Pencils are one of the first writing utensils introduced to kids. There are countless iterations and variations of pencils, most notably, the mechanical pencil. It presented people with the option of reusing the body of a pencil. At the time of its introduction, it was unheard of because people would throw away the whole body of a pencil once it got too short to write with. Today, many people utilize mechanical pencils because of the convenience and familiar feel of a pen and, at the same time, the peace of mind that you can undo a mistake using an eraser.
The first mechanical pencil was considered the landholder created in 1565 by a Swiss naturalist and bibliographer, Conrad Gesner. Years after, the first mechanical pencil that had a mechanism emerged. This mechanism allowed lead to be advanced into the body and replaced when needed. This was a mechanism patented by Sampson Mordan and John Isaac Hawkins in Britain in 1822. Between 1822 and 1874, more than 160 patents were registered, all surrounding the designs and innovations for mechanical pencils. Finally, in 1939, the first lead with a diameter of 0.9mm was unveiled. And today, we have leads that go as thin as 0.2mm in diameter.

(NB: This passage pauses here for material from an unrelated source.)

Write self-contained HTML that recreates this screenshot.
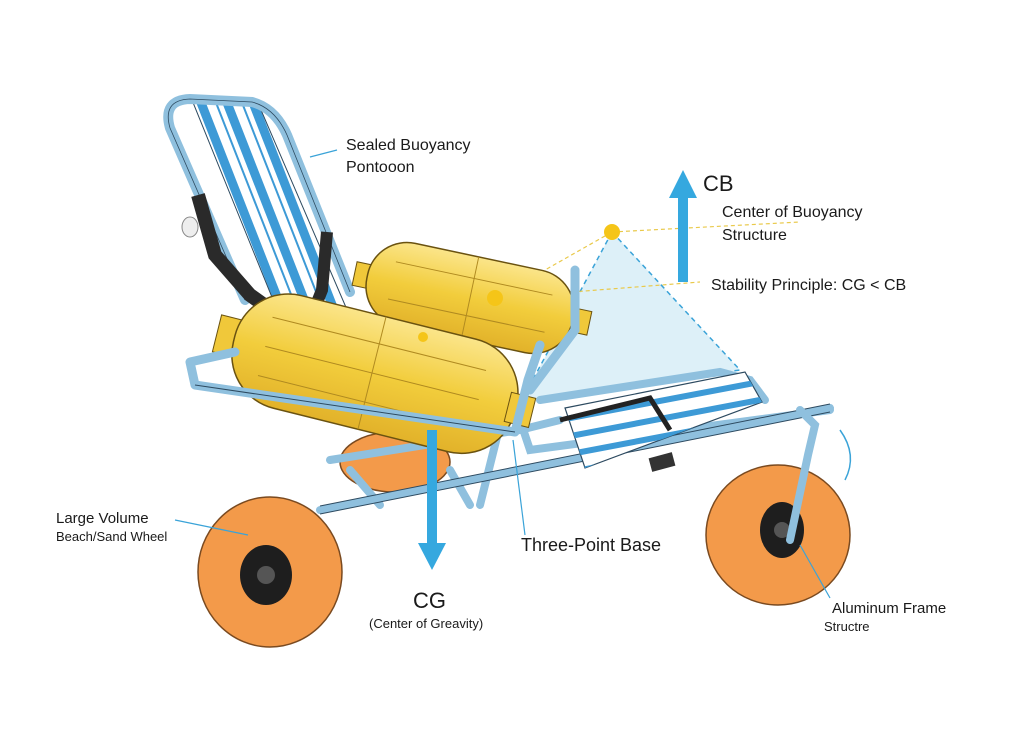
<!DOCTYPE html>
<html><head><meta charset="utf-8"><style>
html,body{margin:0;padding:0;background:#fff;}
svg{display:block}
text{font-family:"Liberation Sans",sans-serif;fill:#1a1a1a}
</style></head><body>
<svg width="1024" height="747" viewBox="0 0 1024 747" xmlns="http://www.w3.org/2000/svg">
<defs>
<linearGradient id="yl" x1="0" y1="0" x2="0" y2="1"><stop offset="0" stop-color="#fbe58a"/><stop offset="0.5" stop-color="#f2cd3c"/><stop offset="1" stop-color="#e2b22a"/></linearGradient>
<clipPath id="back"><polygon points="192,100 258,103 348,312 282,322"/></clipPath>
<clipPath id="foot"><polygon points="565,408 745,372 762,402 585,468"/></clipPath>
</defs>
<rect width="1024" height="747" fill="#fff"/>

<!-- stability triangle -->
<polygon points="612,232 522,400 740,370" fill="#d4ecf6" opacity="0.8"/>
<polyline points="612,232 522,400 740,370 612,232" fill="none" stroke="#3aa3d8" stroke-width="1.5" stroke-dasharray="5,4"/>
<line x1="612" y1="232" x2="800" y2="222" stroke="#e9c94a" stroke-width="1.2" stroke-dasharray="4,3"/>
<line x1="495" y1="298" x2="700" y2="282" stroke="#e9c94a" stroke-width="1.2" stroke-dasharray="4,3"/>
<line x1="425" y1="338" x2="612" y2="232" stroke="#e9c94a" stroke-width="1.2" stroke-dasharray="4,3"/>

<!-- back wheel -->
<ellipse cx="395" cy="462" rx="55" ry="30" fill="#f39a4a" stroke="#7a4a20" stroke-width="1.5"/>

<!-- lower frame -->
<g stroke="#8fc0de" stroke-width="8" fill="none" stroke-linecap="round">
<path d="M320,510 L830,408"/>
<path d="M330,460 L520,430 L560,420"/>
<path d="M350,470 L380,505"/>
<path d="M450,470 L470,505"/>
<path d="M500,425 L480,505"/>
<path d="M520,420 L530,450 L830,410"/>
<path d="M540,400 L720,372 L750,380 L765,400"/>
</g>
<g stroke="#2d4a60" stroke-width="1" fill="none">
<path d="M320,506 L830,404"/><path d="M320,514 L830,412"/>
</g>

<!-- footrest -->
<polygon points="565,408 745,372 762,402 585,468" fill="#fff" stroke="#2d4a60" stroke-width="1.2"/>
<g clip-path="url(#foot)" stroke="#3d9ad6" stroke-width="6">
<line x1="560" y1="420" x2="770" y2="380"/><line x1="560" y1="438" x2="770" y2="398"/><line x1="560" y1="456" x2="770" y2="416"/><line x1="560" y1="474" x2="770" y2="434"/>
</g>
<path d="M560,420 L650,398 L670,430" stroke="#222" stroke-width="5" fill="none"/>
<rect x="650" y="455" width="24" height="14" fill="#333" transform="rotate(-15 662 462)"/>

<!-- seat back -->
<polygon points="192,100 258,103 348,312 282,322" fill="#fff"/>
<g clip-path="url(#back)" stroke="#3d9ad6">
<line x1="198" y1="95" x2="288" y2="325" stroke-width="9"/>
<line x1="213" y1="95" x2="303" y2="325" stroke-width="2"/>
<line x1="224" y1="95" x2="314" y2="325" stroke-width="9"/>
<line x1="239" y1="95" x2="329" y2="325" stroke-width="2"/>
<line x1="250" y1="95" x2="340" y2="325" stroke-width="9"/>
</g>
<polygon points="192,100 258,103 348,312 282,322" fill="none" stroke="#2d4a60" stroke-width="1"/>
<path d="M245,300 L170,128 Q162,100 190,99 L252,102 Q275,108 287,135 L350,292" stroke="#8fc0de" stroke-width="10" fill="none" stroke-linecap="round"/>
<path d="M245,300 L170,128 Q162,100 190,99 L252,102 Q275,108 287,135 L350,292" stroke="#2d4a60" stroke-width="0.8" fill="none"/>
<!-- straps -->
<path d="M198,195 L215,255 L250,295 L285,320" stroke="#2a2a2a" stroke-width="14" fill="none"/>
<path d="M327,232 L322,290 L308,325" stroke="#2a2a2a" stroke-width="12" fill="none"/>
<ellipse cx="190" cy="227" rx="8" ry="10" fill="#eee" stroke="#888"/>

<!-- small pontoon -->
<g transform="translate(470,298) rotate(12)">
<rect x="-118" y="-12" width="30" height="24" fill="#f0c83a" stroke="#6a5210"/>
<rect x="100" y="-12" width="22" height="24" fill="#f0c83a" stroke="#6a5210"/>
<rect x="-105" y="-42" width="210" height="84" rx="40" fill="url(#yl)" stroke="#6a5210" stroke-width="1.5"/>
<line x1="-80" y1="-20" x2="80" y2="-20" stroke="#b08a20"/><line x1="-80" y1="18" x2="80" y2="18" stroke="#b08a20"/>
<line x1="0" y1="-42" x2="0" y2="42" stroke="#b08a20"/>
</g>
<path d="M575,270 L575,330 L530,390" stroke="#8fc0de" stroke-width="9" fill="none" stroke-linecap="round"/>

<!-- big pontoon -->
<g transform="translate(372,373) rotate(14)">
<rect x="-160" y="-20" width="35" height="38" fill="#f0c83a" stroke="#6a5210"/>
<rect x="-142" y="-58" width="290" height="116" rx="55" fill="url(#yl)" stroke="#6a5210" stroke-width="1.5"/>
<rect x="140" y="-15" width="25" height="30" fill="#f0c83a" stroke="#6a5210"/>
<line x1="-110" y1="-30" x2="110" y2="-30" stroke="#b08a20"/><line x1="-110" y1="0" x2="110" y2="0" stroke="#b08a20"/><line x1="-110" y1="30" x2="110" y2="30" stroke="#b08a20"/>
<line x1="0" y1="-58" x2="0" y2="58" stroke="#b08a20"/>
</g>
<!-- seat rail -->
<path d="M195,385 L190,362 L235,352 M195,385 L515,432 L528,380 L540,345" stroke="#8fc0de" stroke-width="9" fill="none" stroke-linecap="round" stroke-linejoin="round"/>
<path d="M195,385 L515,432" stroke="#2d4a60" stroke-width="1" fill="none"/>

<!-- points -->
<circle cx="612" cy="232" r="8" fill="#f5c518"/>
<circle cx="495" cy="298" r="8" fill="#f5c518"/>
<circle cx="423" cy="337" r="5" fill="#f5c518"/>

<!-- left wheel -->
<ellipse cx="270" cy="572" rx="72" ry="75" fill="#f39a4a" stroke="#7a4a20" stroke-width="1.5"/>
<ellipse cx="266" cy="575" rx="26" ry="30" fill="#1e1e1e"/>
<circle cx="266" cy="575" r="9" fill="#555"/>
<!-- right wheel -->
<ellipse cx="778" cy="535" rx="72" ry="70" fill="#f39a4a" stroke="#7a4a20" stroke-width="1.5"/>
<ellipse cx="782" cy="530" rx="22" ry="28" fill="#1e1e1e"/>
<circle cx="782" cy="530" r="8" fill="#555"/>
<path d="M790,540 L808,455 L815,425 L800,410" stroke="#8fc0de" stroke-width="8" fill="none" stroke-linecap="round"/>
<path d="M840,430 Q858,455 845,480" stroke="#3aa3d8" stroke-width="1.5" fill="none"/>

<!-- arrows -->
<rect x="678" y="196" width="10" height="86" fill="#35a8df"/>
<polygon points="669,198 683,170 697,198" fill="#35a8df"/>
<rect x="427" y="430" width="10" height="115" fill="#35a8df"/>
<polygon points="418,543 432,570 446,543" fill="#35a8df"/>

<!-- leader lines -->
<g stroke="#3aa3d8" stroke-width="1.2">
<line x1="337" y1="150" x2="310" y2="157"/>
<line x1="175" y1="520" x2="248" y2="535"/>
<line x1="525" y1="535" x2="513" y2="440"/>
<line x1="830" y1="598" x2="800" y2="545"/>
</g>

<!-- labels -->
<text x="346" y="150" font-size="16">Sealed Buoyancy</text>
<text x="346" y="172" font-size="16">Pontooon</text>
<text x="703" y="191" font-size="22">CB</text>
<text x="722" y="217" font-size="16">Center of Buoyancy</text>
<text x="722" y="240" font-size="16">Structure</text>
<text x="711" y="290" font-size="16">Stability Principle: CG &lt; CB</text>
<text x="56" y="523" font-size="15">Large Volume</text>
<text x="56" y="541" font-size="13">Beach/Sand Wheel</text>
<text x="521" y="551" font-size="18">Three-Point Base</text>
<text x="413" y="608" font-size="22">CG</text>
<text x="369" y="628" font-size="13">(Center of Greavity)</text>
<text x="832" y="613" font-size="15">Aluminum Frame</text>
<text x="824" y="631" font-size="13">Structre</text>
</svg>
</body></html>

All innovations made for mechanical pencils have brought us to what is defined as a mechanical pencil today. Because of all these innovations, there is a mechanical pencil for everyone. Engineers or architects commonly use drafting pencils because they are commonly found with a long lead sleeve to see the exact lines they are putting down. These innovations even go as far as considering those who are heavy-handed. There are mechanical pencils that were tweaked for their lead sleeve to shoot farther down when there is downwards pressure applied, which prevents lead breakage. Furthermore, there are even mechanisms that rotate the tip whenever you lift your hand off the paper to keep a sharp point.
Although the tool you use doesn’t compare to the skill and control you have over your utensils, what you use can still affect your workflow. The minor improvements in mechanical pencils can be seen as insignificant by most, but the most negligible improvements can make the most significant differences. For example, the convenience of not having to sharpen your pencil can save time. With a mechanical pencil, all that’s needed is to replace the lead with a new piece. For artists, even the weight of their pencil can affect how much control they have over what they’re drawing. Heavier pencils commonly provide a lower centre of gravity that can make them easier to control.
Without appreciating the minor improvements made to mechanical pencils, we fail to see the hard work put in by all the people who invented and helped improve mechanical pencils. The process of making a mechanical pencil seems one that is robotic, but this can only be farther from the truth because it takes artistry and a refined eye to take notice of all these minor inconveniences. In addition to taking note of these troubles, they create something to eliminate that problem.